In Davao City, meanwhile, a fire at a mall that also houses a call center resulted in at least 37 dead.
Then there was a road accident in Agoo between a passenger jeep and a bus that saw 20 killed as they were on their way to Mass.
The three tragedies were unrelated, but the news spread throughout the archipelago, putting a damper on the holiday season that is 2017.
Typhoon Vinta caused the huge loss of life as it crossed the southern part of the Philippines. Flash floods, strong winds, mudslides and torrential rains were caused by the storm, forcing at least 20,000 to flee to evacuation centers. Tens of thousands more left their homes and stayed with relatives and friends in safer ground.
Since storms are natural occurences, there was little that could be done. Yet it seems that the national and local government units were not sufficiently prepared. It is sad to note that the Philippines is frequently visited by typhoons, yet disaster preparation is still far from perfect for most LGUs.
As for the Davao fire and the Agoo accident, these were both manmade and could therefore have been avoided.

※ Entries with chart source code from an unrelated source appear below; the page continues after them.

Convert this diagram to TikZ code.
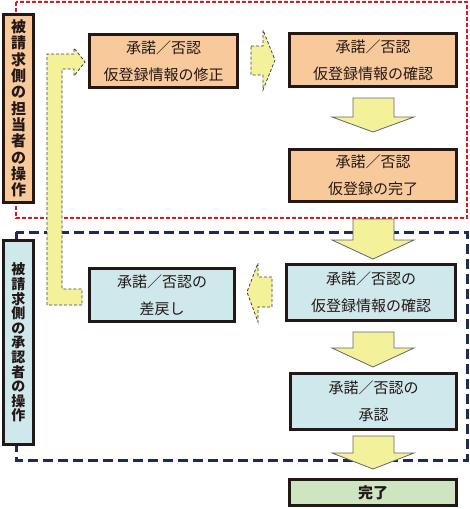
\documentclass[tikz,border=0pt]{standalone}
\usepackage{fontspec}
\setmainfont{Noto Sans CJK JP}
\usetikzlibrary{arrows.meta}
\definecolor{peach}{HTML}{F8C99B}
\definecolor{paleblue}{HTML}{CEE8EC}
\definecolor{palegreen}{HTML}{CDE6C1}
\definecolor{lemon}{HTML}{F3F29B}
\definecolor{boxline}{HTML}{231815}
\definecolor{dotred}{HTML}{E6141E}
\definecolor{navy}{HTML}{1D2B5C}
\tikzset{%
  stepA/.style={draw=boxline , line width=3pt , fill=peach , align=center , inner sep=0pt , text=boxline , font=\fontsize{15}{27}\selectfont},
  stepB/.style={stepA , fill=paleblue},
  side/.style={draw=boxline , line width=3pt , inner sep=0pt , align=center , minimum width=30pt , text=boxline},
  flow/.style={fill=lemon , draw=black!60 , line width=0.8pt},
  back/.style={fill=lemon , draw=black!75 , line width=0.8pt , dash pattern=on 3pt off 2pt},
}
% down block arrow: top, neck, tip
\newcommand\dnarrow[3]{%
  \filldraw[flow] (353,#1) -- (394,#1) -- (394,#2) -- (414,#2) -- (373,#3) -- (332,#2) -- (353,#2) -- cycle ;}

\begin{document}
\begin{tikzpicture}[x=1pt,y=-1pt]
\useasboundingbox (0,0) rectangle (470,509);
% operator / approver frames
\draw[dotred , line width=2.5pt , dash pattern=on 4pt off 2pt] (16,2) rectangle (467,218);
\draw[navy , line width=3pt , dash pattern=on 10pt off 5pt] (16,232) rectangle (467,460);
\node[side , fill=peach , minimum height=188pt , font=\bfseries\fontsize{15}{16.3}\selectfont] (side1) at (18.5,108.5) {被\\請\\求\\側\\の\\担\\当\\者\\の\\操\\作} ;
\node[side , fill=paleblue , minimum height=204pt , font=\bfseries\fontsize{14}{14.6}\selectfont] (side2) at (18.5,342.5) {被\\請\\求\\側\\の\\承\\認\\者\\の\\操\\作} ;
% steps
\node[stepA , minimum width=148pt , minimum height=53pt] (fix) at (163.5,61) {承諾／否認\\仮登録情報の修正} ;
\node[stepA , minimum width=167pt , minimum height=53pt] (check) at (373,60) {承諾／否認\\仮登録情報の確認} ;
\node[stepA , minimum width=167pt , minimum height=52pt] (temp) at (373,175.5) {承諾／否認\\仮登録の完了} ;
\node[stepB , minimum width=145pt , minimum height=53pt] (sendback) at (162,295) {承諾／否認の\\差戻し} ;
\node[stepB , minimum width=169pt , minimum height=56pt] (check2) at (371,292.5) {承諾／否認の\\仮登録情報の確認} ;
\node[stepB , minimum width=166pt , minimum height=56pt] (approve) at (373.5,401.5) {承諾／否認の\\承認} ;
\node[stepA , fill=palegreen , minimum width=167pt , minimum height=26pt , font=\bfseries\fontsize{15}{18}\selectfont] (finish) at (373,492.5) {完了} ;
% flow arrows
\dnarrow{98}{117}{132}
\dnarrow{219}{240}{259}
\dnarrow{332}{348}{367}
\dnarrow{436}{453}{469}
% sideways (dashed) arrows
\filldraw[back] (251,46) -- (263,46) -- (263,30) -- (275,60) -- (263,90) -- (263,75) -- (251,75) -- cycle ;
\filldraw[back] (272,277) -- (258,277) -- (258,263) -- (247,292) -- (258,322) -- (258,307) -- (272,307) -- cycle ;
\filldraw[back] (82,305) -- (47,305) -- (47,54) -- (74,54) -- (74,48) -- (85,62) -- (74,76) -- (74,69) -- (62,69) -- (62,289) -- (82,289) -- cycle ;
\end{tikzpicture}
\end{document}
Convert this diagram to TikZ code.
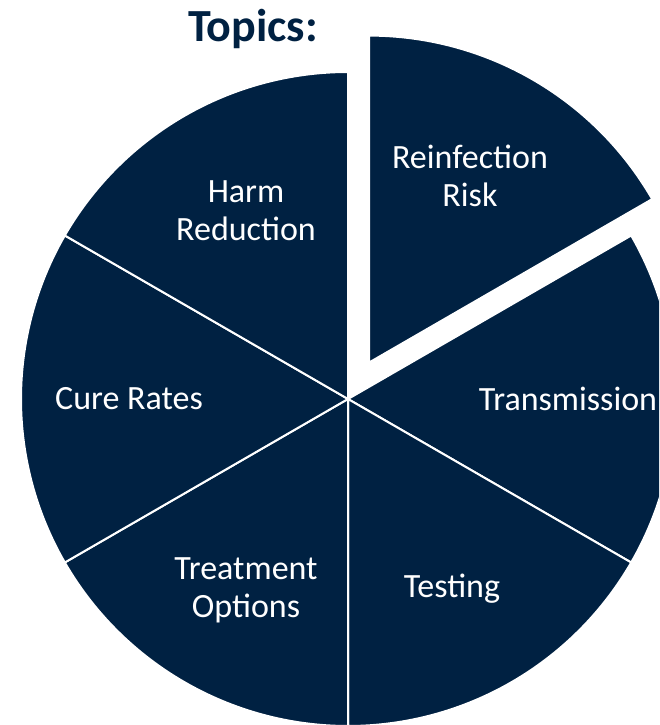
\documentclass[tikz,border=0pt]{standalone}
\usepackage{fontspec}
\setmainfont{Carlito}
\definecolor{navy}{RGB}{0,33,66}
\begin{document}
\begin{tikzpicture}[x=1pt,y=1pt,
  slice/.style={fill=navy,draw=white,line width=2pt,line join=miter},
  lbl/.style={text=white,font=\fontsize{34}{38}\selectfont,align=center,inner sep=0pt}]
\useasboundingbox (0,0) rectangle (659,725);
\clip (0,0) rectangle (659,725);
\coordinate (c) at (348,326);
\coordinate (e) at (369,362.4);
\foreach \s in {-30,-90,-150,-210,90}
  \filldraw[slice] (c) -- ++(\s:327) arc[start angle=\s, end angle=\s+60, radius=327] -- cycle;
\filldraw[slice] (e) -- ++(30:327) arc[start angle=30, end angle=90, radius=327] -- cycle;
\node[text=navy,font=\fontsize{46}{52}\selectfont\bfseries,inner sep=0pt] (title) at (253,696) {Topics:};
\node[lbl] (reinf) at (470,549) {Reinfection\\Risk};
\node[lbl] (harm) at (246,514) {Harm\\Reduction};
\node[lbl] (cure) at (129,326) {Cure Rates};
\node[lbl] (trans) at (568,326) {Transmission};
\node[lbl] (test) at (452,136) {Testing};
\node[lbl] (treat) at (246,135) {Treatment\\Options};
\end{tikzpicture}
\end{document}
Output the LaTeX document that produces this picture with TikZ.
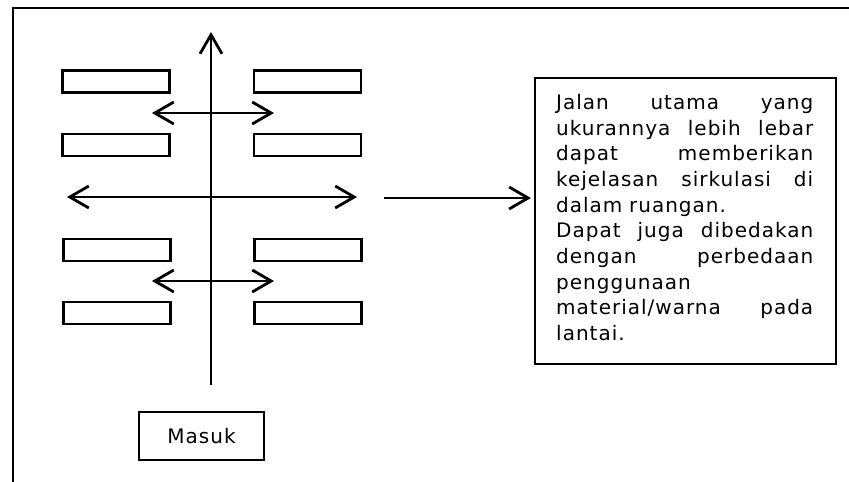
\documentclass[tikz,border=0pt]{standalone}
\usepackage{fontspec}
\setmainfont{DejaVu Sans}[LetterSpace=5]
\usetikzlibrary{arrows.meta}
% a line of text spread over the full measure
\newcommand{\spreadline}[1]{\leavevmode\hbox to 257pt{#1}}
\begin{document}
\begin{tikzpicture}[x=1pt,y=-1pt,
  barb/.tip={Straight Barb[length=19pt,width=22pt,line width=2.8pt]},
  shelf/.style={draw, line width=2.4pt, minimum width=107pt, minimum height=22pt, inner sep=0pt},
  flow/.style={line width=2.8pt, -barb},
  twoway/.style={line width=2.8pt, barb-barb},
  frame/.style={line width=2.2pt},
  txt/.style={font=\fontsize{20}{25.7}\selectfont}
]
\useasboundingbox (0,0) rectangle (849,482);

% outer frame (open on the right and bottom)
\coordinate (ftr) at (849,8);
\coordinate (ftl) at (13,8);
\coordinate (fbl) at (13,482);
\draw[frame] (ftr) -- (ftl) -- (fbl);

% shelves, left and right of the main aisle
\node[shelf] (l1) at (116,81.5) {};
\node[shelf] (l2) at (116,145) {};
\node[shelf] (l3) at (117,250) {};
\node[shelf] (l4) at (117,313) {};
\node[shelf] (r1) at (307.5,81.5) {};
\node[shelf] (r2) at (307.5,145) {};
\node[shelf] (r3) at (308,250) {};
\node[shelf] (r4) at (308,313) {};

% entrance
\node[draw, line width=2.2pt, minimum width=125pt, minimum height=48pt, txt] (masuk) at (201.5,436) {Masuk};

% main aisle
\coordinate (aisleS) at (211,385);
\coordinate (aisleN) at (211,32);
\draw[flow] (aisleS) -- (aisleN);

% cross aisles
\coordinate (a1w) at (152,113);
\coordinate (a1e) at (274,113);
\draw[twoway] (a1w) -- (a1e);
\coordinate (a2w) at (67,197);
\coordinate (a2e) at (357,197);
\draw[twoway] (a2w) -- (a2e);
\coordinate (a3w) at (152,281);
\coordinate (a3e) at (274,281);
\draw[twoway] (a3w) -- (a3e);

% explanation box
\node[draw, line width=2.2pt, minimum width=301pt, minimum height=286pt, inner sep=0pt] (notebox) at (685.5,221) {};
\node[anchor=north west, inner sep=0pt, text width=257pt, align=left, txt] (note) at (556,94) {%
\spreadline{Jalan\hfill utama\hfill yang}\\
\spreadline{ukurannya\hfill lebih\hfill lebar}\\
\spreadline{dapat\hfill memberikan}\\
\spreadline{kejelasan\hfill sirkulasi\hfill di}\\
dalam ruangan.\\
\spreadline{Dapat\hfill juga\hfill dibedakan}\\
\spreadline{dengan\hfill perbedaan}\\
penggunaan\\
\spreadline{material/warna\hfill pada}\\
lantai.};

% pointer to the explanation
\coordinate (ptr) at (384,198);
\draw[flow, shorten >=3pt] (ptr) -- (ptr -| notebox.west);
\end{tikzpicture}
\end{document}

One has to wonder why a mall with a call center office in its top floor did not have fire exits. President Duterte visited the site and was seen to weep, considering the tragedy happened in the city that he ruled as a city mayor for the longest time.
It is not only the building owner but also the local executives who granted permits for the call center to operate who must be held legally and morally liable.
Fatal road accidents are not uncommon in the Philippines, where drivers of public utility vehicles are not always concerned with public safety. They are made to drive long hours, and on holidays such as Christmastime, they work extra shifts due to the big demand in public transport.
This week’s deadly accident could have been avoided.
The pall of gloom that descended on the Philippines will pass. Filipinos still managed to celebrate Christmas, and will surely do so when New Year’s Day comes next week.
As a predominantly Christian nation, prayers will be offered and candles lit for all the Filipinos who lost their lives this week and last week. Our thoughts and prayers go to our countrymen, especially the families of those who lost their loved ones this deadly Christmas weekend.